The dashboard includes confirmed cases among staff and any students who spend time on campus, either for in-person learning or extracurricular activities like sports. May said district officials felt it was important to include both active and cumulative cases to give the community a better idea of what spread has looked like in schools this fall. As of Nov. 30 the Eanes dashboard shows, 118 cases, most of those among students at the high school.

However, the dashboard does not include a column about the number of students and staff in quarantine, which has drawn criticism from some parents who feel the 14-day mandatory quarantine for those who have been in close contact with a positive case is too strict. The two-week quarantine period is recommended by the Centers for Disease Control because the virus has an incubation period and does not always show up on tests immediately after exposure.

“(The number of people in quarantine) doesn’t necessarily provide information to the community about what’s going on in the school right now in terms of the virus itself,” May said. “Those numbers change every single day and they can change pretty dramatically. … The management of that in terms of what is that communicating to the community if it wasn’t really that helpful we didn’t feel like putting all that energy into it was worth it.”

The Lake Travis school district took a slightly different approach, starting off the school year with only active cases displayed on the dashboard and only updating the site when there was a change in the district’s active caseload. In late October, the district changed the dashboard in response to feedback from families and members of the media to include cumulative cases as well as active cases.

“Our initial goal was to provide a snapshot of current cases, active cases,” spokesperson Marco Alvarado said. “Looking at a cumulative, we definitely see the value of what is the big picture. … What parents want to see, and the community wants to see, is what has been the overall impact.”

The cumulative case count as of Nov. 25 shows 63 cases.

The dashboard is updated at least once a week, usually more often if there is a new case or a case is no longer considered active. Campus principals send information about new cases to district administrators, who share them with the communications team, Alvarado said.

In addition to the mandatory campus-wide emails about new cases, and the contract tracing process, Lake Travis schools also send out emails to individual classes and programs where a staff member or student has tested positive.

Officials in both districts say maintaining the dashboards, and communicating with families and staff, is yet another example of how the pandemic added new work for schools. District leaders in both Eanes and Lake Travis said campuses get information about new cases at all hours of the day and night and have to respond as quickly as possible.

“I think that’s the story of COVID-19. None of us went to school to learn how to respond to a pandemic,” McWhorter said. “This is just something that we’ve had to adapt to and we’re learning as we go through the process and everyday there’s something different.”

Alvarado said that everyone in the education field has taken on additional responsibilities because of the coronavirus, and running the dashboard is just one small example.

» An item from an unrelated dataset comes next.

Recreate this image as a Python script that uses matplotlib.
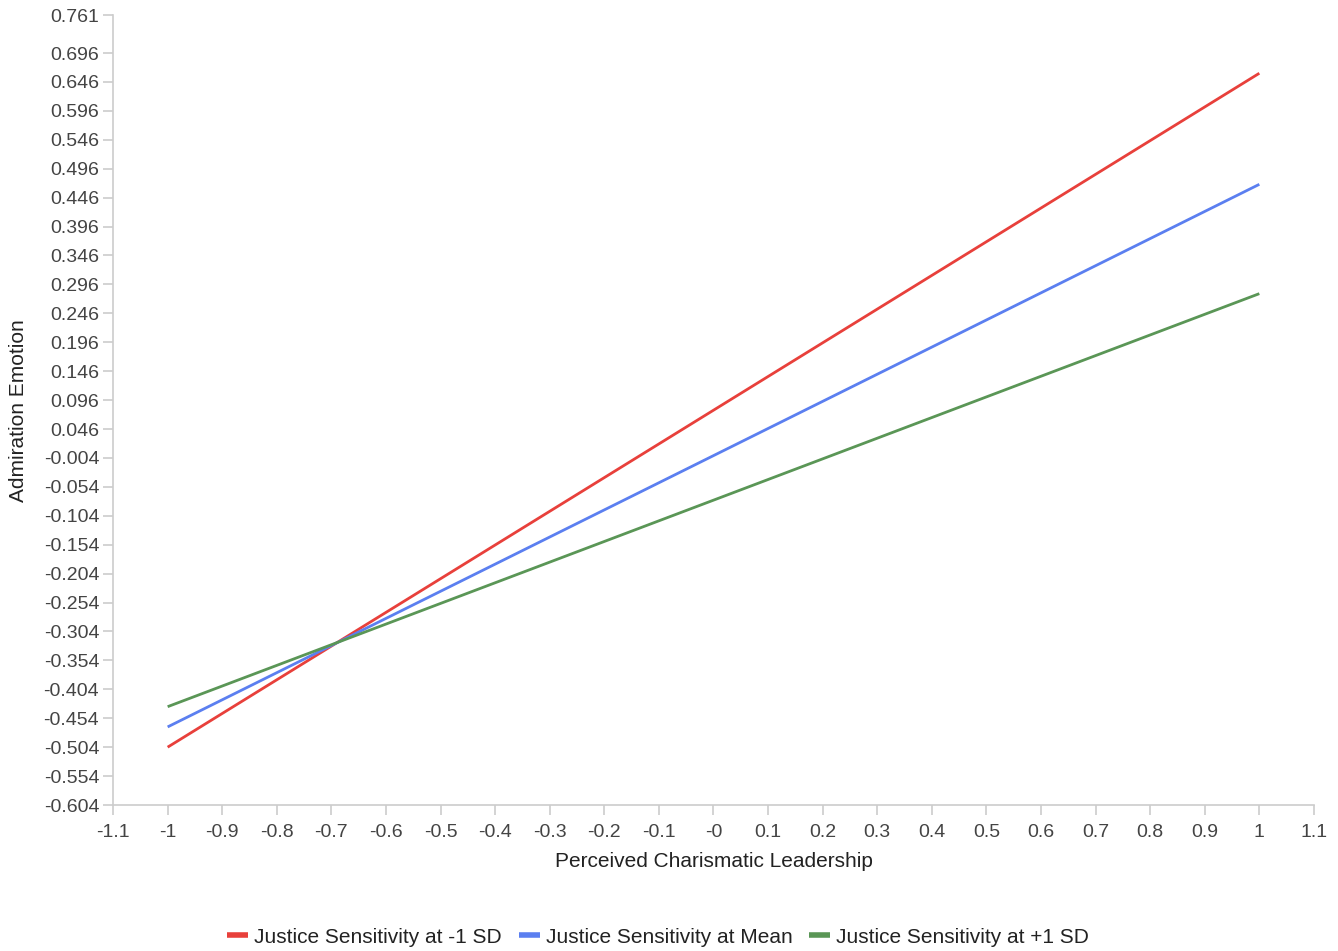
import matplotlib
matplotlib.use("Agg")
import matplotlib.pyplot as plt
import numpy as np

x_vals = [-1, 1]
series_names = ["Justice Sensitivity at -1 SD", "Justice Sensitivity at Mean", "Justice Sensitivity at +1 SD"]
red_vals = [-0.504, 0.661]
blue_vals = [-0.469, 0.469]
green_vals = [-0.434, 0.280]
colors = ["#e8403b", "#5b7ff0", "#5a9656"]

y_ticks = [round(-0.604 + 0.05 * i, 3) for i in range(27)] + [0.761]
x_ticks = [round(-1.1 + 0.1 * i, 1) for i in range(23)]

plt.rcParams['font.family'] = ['Liberation Sans', 'DejaVu Sans']
fig = plt.figure(figsize=(13.38, 9.51), dpi=100)
ax = fig.add_axes([0.0845, 0.1535, 0.8975, 0.8303])

for vals, c, name in zip([red_vals, blue_vals, green_vals], colors, series_names):
    ax.plot(x_vals, vals, color=c, lw=2.0, label=name, solid_capstyle='butt')

ax.set_xlim(-1.1, 1.1)
ax.set_ylim(-0.604, 0.761)
ax.set_yticks(y_ticks)
ax.set_yticklabels([f"{v:.3f}" for v in y_ticks])
ax.set_xticks(x_ticks)
def xl(v):
    if abs(v) < 1e-9:
        return "-0"
    s = f"{v:.1f}"
    if s.endswith(".0"):
        s = s[:-2]
    return s
ax.set_xticklabels([xl(v) for v in x_ticks])

for s in ["top", "right"]:
    ax.spines[s].set_visible(False)
for s in ["left", "bottom"]:
    ax.spines[s].set_color("#cccccc")
    ax.spines[s].set_linewidth(1.2)
ax.tick_params(axis='both', colors="#cccccc", labelcolor="#444444", labelsize=14, length=7, width=1.2)
ax.tick_params(axis='x', pad=7)
ax.tick_params(axis='y', pad=3)

ax.set_xlabel("Perceived Charismatic Leadership", fontsize=15, color="#222222", va='center')
ax.set_ylabel("Admiration Emotion", fontsize=15, color="#222222", va='center')
ax.xaxis.set_label_coords(0.5, -0.072)
ax.yaxis.set_label_coords(-0.079, 0.5)

leg = fig.legend(loc='center', bbox_to_anchor=(0.492, 0.0147), ncol=3, frameon=False,
                 fontsize=15, handlelength=1.0, handletextpad=0.3, columnspacing=0.8)
for h in leg.get_lines():
    h.set_linewidth(4)
for t in leg.get_texts():
    t.set_color("#222222")

fig.savefig("out.png", dpi=100)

“We are responsible for communicating every time we’ve had a staff member or student who has contracted the virus. It’s our new normal,” he said. “It’s being transparent and being accessible and being able to share as much as we can with our parents and our public. It’s our duty.”

May said the most important thing is providing families with information about what is going on in the district’s schools.

“It’s about transparency around what is going on in our schools so people have an accurate picture,” she said. “Every grading period parents get to make a selection of if they want to come back into the building or stay remote, and so this is just information and data for them to have if they want to factor that into a decision.”